Efficient fully discrete and decoupled scheme with unconditional energy stability and second-order accuracy for micropolar Navier–Stokes equations

Abstract

This article focuses on the numerical approximation of the micropolar Navier–Stokes (MNS) system for micropolar fluids, which consists of the Navier–Stokes equations and the angular momentum equations. A significant challenge in developing efficient numerical algorithms for this model is the complex coupling structure, involving both linear and nonlinear couplings. In particular, the linear coupling between flow velocity and angular velocity requires innovative methods for effective decoupling. Recognizing that the terms associated with this linear coupling constitute a diffusion term in the form of a complete square, we introduce a new nonlocal auxiliary variable and construct an ordinary differential equation with an ingenious structure.
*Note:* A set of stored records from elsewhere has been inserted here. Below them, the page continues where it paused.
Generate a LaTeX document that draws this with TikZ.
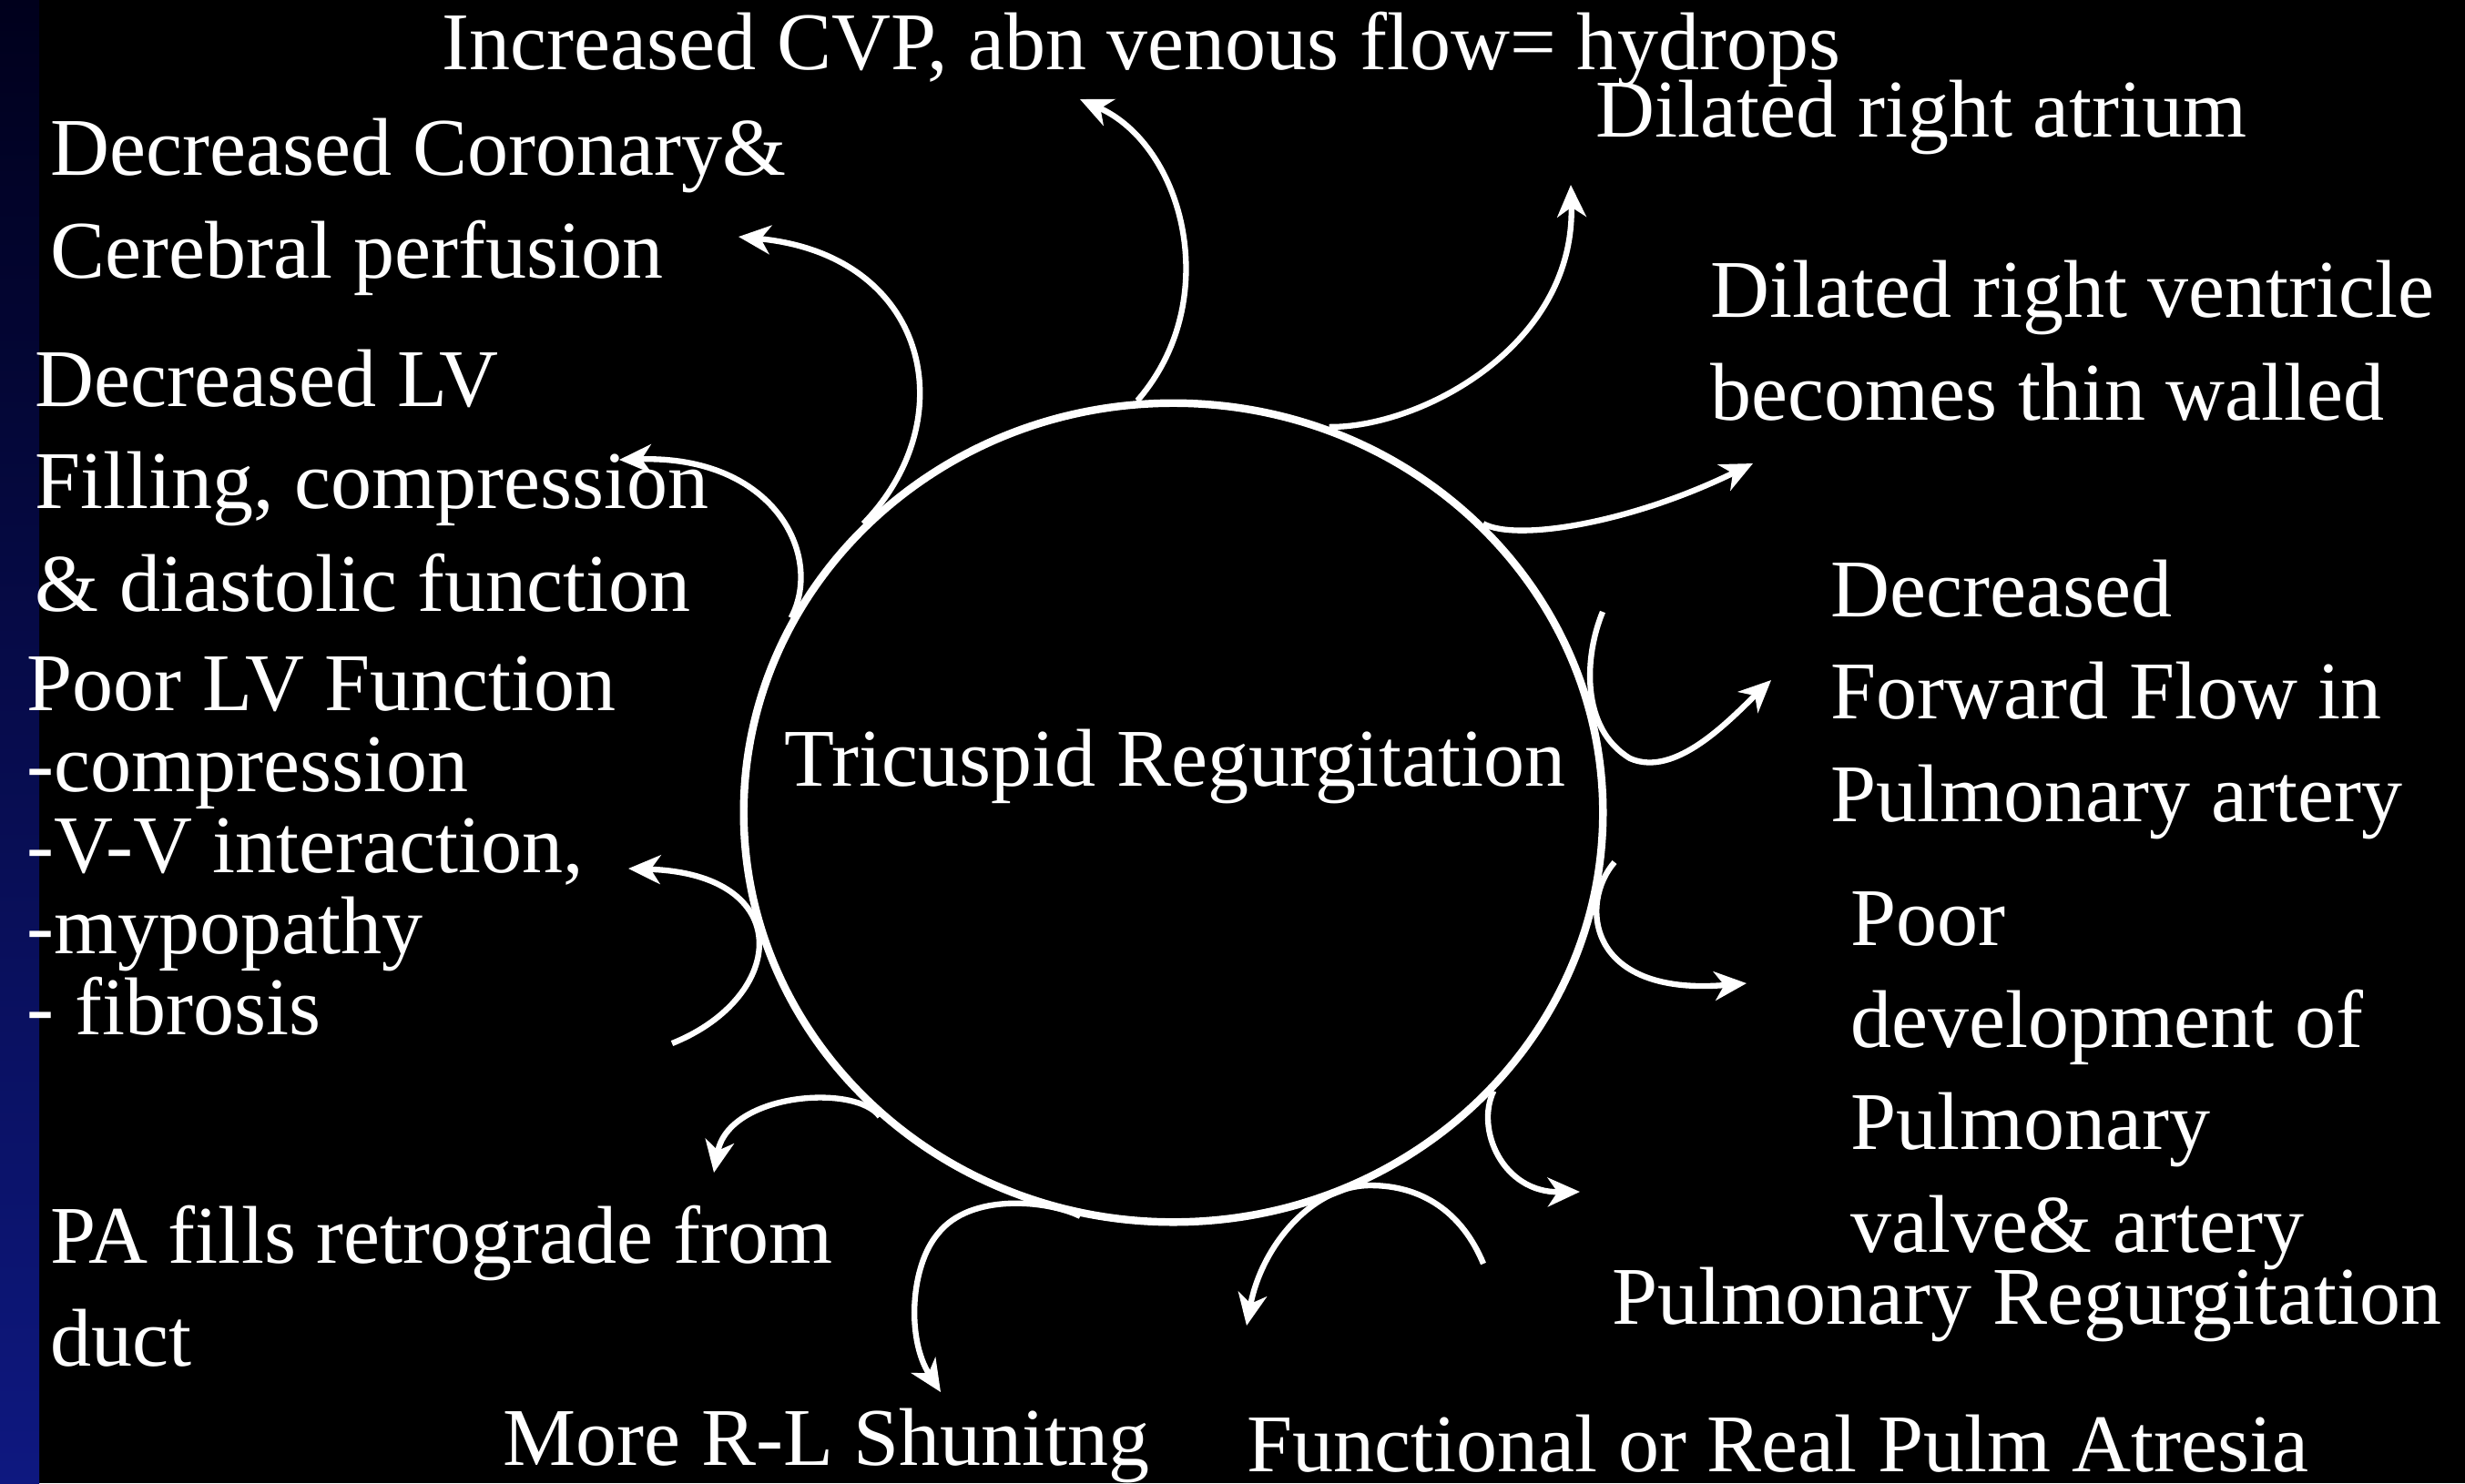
\documentclass[tikz,border=0pt]{standalone}
\usepackage{fontspec}
\setmainfont{Liberation Serif}
\usetikzlibrary{arrows.meta,shapes.geometric}
\definecolor{stripTop}{RGB}{0,0,28}
\definecolor{stripBot}{RGB}{14,24,128}
\begin{document}
\begin{tikzpicture}[x=0.01cm,y=-0.01cm,
  % multi-line labels are placed by the baseline of their last line
  lbl/.style={text=white, inner sep=0pt, anchor=base west, align=left,
    font=\fontsize{25.6pt}{31.9pt}\selectfont},
  tight/.style={font=\fontsize{25.6pt}{25.3pt}\selectfont},
  flow/.style={draw=white, line width=1.8pt,
    -{Stealth[length=10pt,width=9pt,inset=3pt]}},
  ]
\useasboundingbox (0,0) rectangle (2707,1629);
\fill[black] (0,0) rectangle (2707,1629);
\shade[top color=stripTop, bottom color=stripBot] (0,0) rectangle (43,1629);

% central ring
\node[ellipse, draw=white, line width=2.4pt, minimum width=9.43cm,
  minimum height=8.99cm, inner sep=0pt] (tr) at (1288.5,892.5) {};
\node[lbl] (trl) at (861,863) {Tricuspid Regurgitation};

% consequences
\node[lbl] (cvp) at (485,76) {Increased CVP, abn venous flow= hydrops};
\node[lbl] (ra) at (1752,150) {Dilated right atrium};
\node[lbl] (cor) at (55,305) {Decreased Coronary\&\\Cerebral perfusion};
\node[lbl] (rv) at (1878,461) {Dilated right ventricle\\becomes thin walled};
\node[lbl] (lvf) at (38,671) {Decreased LV\\Filling, compression\\\& diastolic function};
\node[lbl,tight] (lvp) at (29,1136) {Poor LV Function\\-compression\\-V-V interaction,\\-mypopathy\\- fibrosis};
\node[lbl] (fwd) at (2010,902) {Decreased\\Forward Flow in\\Pulmonary artery};
\node[lbl] (pv) at (2032,1375) {Poor\\development of\\Pulmonary\\valve\& artery};
\node[lbl] (pr) at (1770,1454) {Pulmonary Regurgitation};
\node[lbl] (pa) at (55,1500) {PA fills retrograde from\\duct};
\node[lbl] (rl) at (552,1609) {More R-L Shunitng};
\node[lbl] (atr) at (1369,1616) {Functional or Real Pulm Atresia};

% free ends of the curved arrows
\coordinate (tA) at (1186,109);
\coordinate (tB) at (811,260);
\coordinate (tC) at (680,505);
\coordinate (sD) at (738,1146);
\coordinate (tD) at (690,954);
\coordinate (tE) at (784,1288);
\coordinate (mF) at (1030,1355);
\coordinate (tF) at (1033,1529);
\coordinate (sG) at (1629,1388);
\coordinate (mG) at (1505,1302);
\coordinate (tG) at (1369,1456);
\coordinate (tH) at (1735,1309);
\coordinate (sI) at (1773,947);
\coordinate (tI) at (1918,1080);
\coordinate (sJ) at (1760,672);
\coordinate (mJ) at (1790,833);
\coordinate (tJ) at (1945,747);
\coordinate (tK) at (1925,509);
\coordinate (tL) at (1725,203);

% arrows
\draw[flow] (tr.95.7) .. controls (1345,330) and (1300,160) .. (tA);
\draw[flow] (tr.137.6) .. controls (1060,460) and (1020,280) .. (tB);
\draw[flow] (tr.153.1) .. controls (905,610) and (850,500) .. (tC);
\draw[flow] (sD) .. controls (865,1095) and (875,960) .. (tD);
\draw[flow] (tr.226.3) .. controls (940,1190) and (800,1200) .. (tE);
\draw[flow] (tr.257.2) .. controls (1150,1318) and (1065,1310) .. (mF)
  .. controls (1000,1390) and (995,1470) .. (tF);
\draw[flow] (sG) .. controls (1605,1330) and (1560,1302) .. (mG)
  .. controls (1440,1302) and (1385,1370) .. (tG);
\draw[flow] (tr.319.2) .. controls (1620,1240) and (1650,1310) .. (tH);
\draw[flow] (sI) .. controls (1735,990) and (1740,1095) .. (tI);
\draw[flow] (sJ) .. controls (1740,720) and (1735,800) .. (mJ)
  .. controls (1840,855) and (1900,790) .. (tJ);
\draw[flow] (tr.43.2) .. controls (1665,595) and (1790,575) .. (tK);
\draw[flow] (tr.68.1) .. controls (1560,470) and (1730,380) .. (tL);
\end{tikzpicture}
\end{document}
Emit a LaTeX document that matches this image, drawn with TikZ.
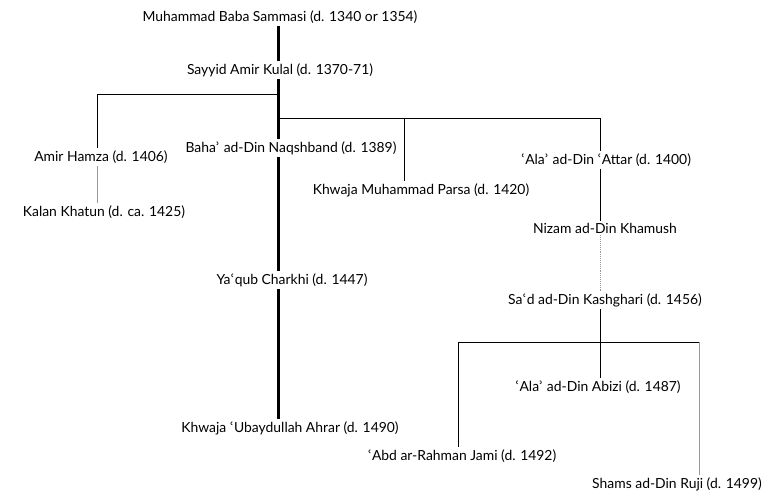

Reformulating the MNS system into an equivalent form allows us to decouple the linear coupling through explicit discretization. This novel method integrates the zero-energy-contribution decoupling method for handling nonlinear couplings, the second-order projection method for hydrodynamics, and the spatial finite element method, resulting in a fully discrete scheme that is unconditionally energy stable, fully decoupled, linear, and second-order accurate in time. Moreover, the proposed scheme is highly efficient, as only a few independent linear elliptic problems with constant coefficients need to be solved at each time step. The unconditional energy stability and well-posedness of the scheme are also established. Numerical simulations, including 2D/3D driven cavity flows and stirring of a passive scalar, are implemented to verify the stability and accuracy of the scheme, with the numerical results exhibiting interesting phenomena in micropolar fluids.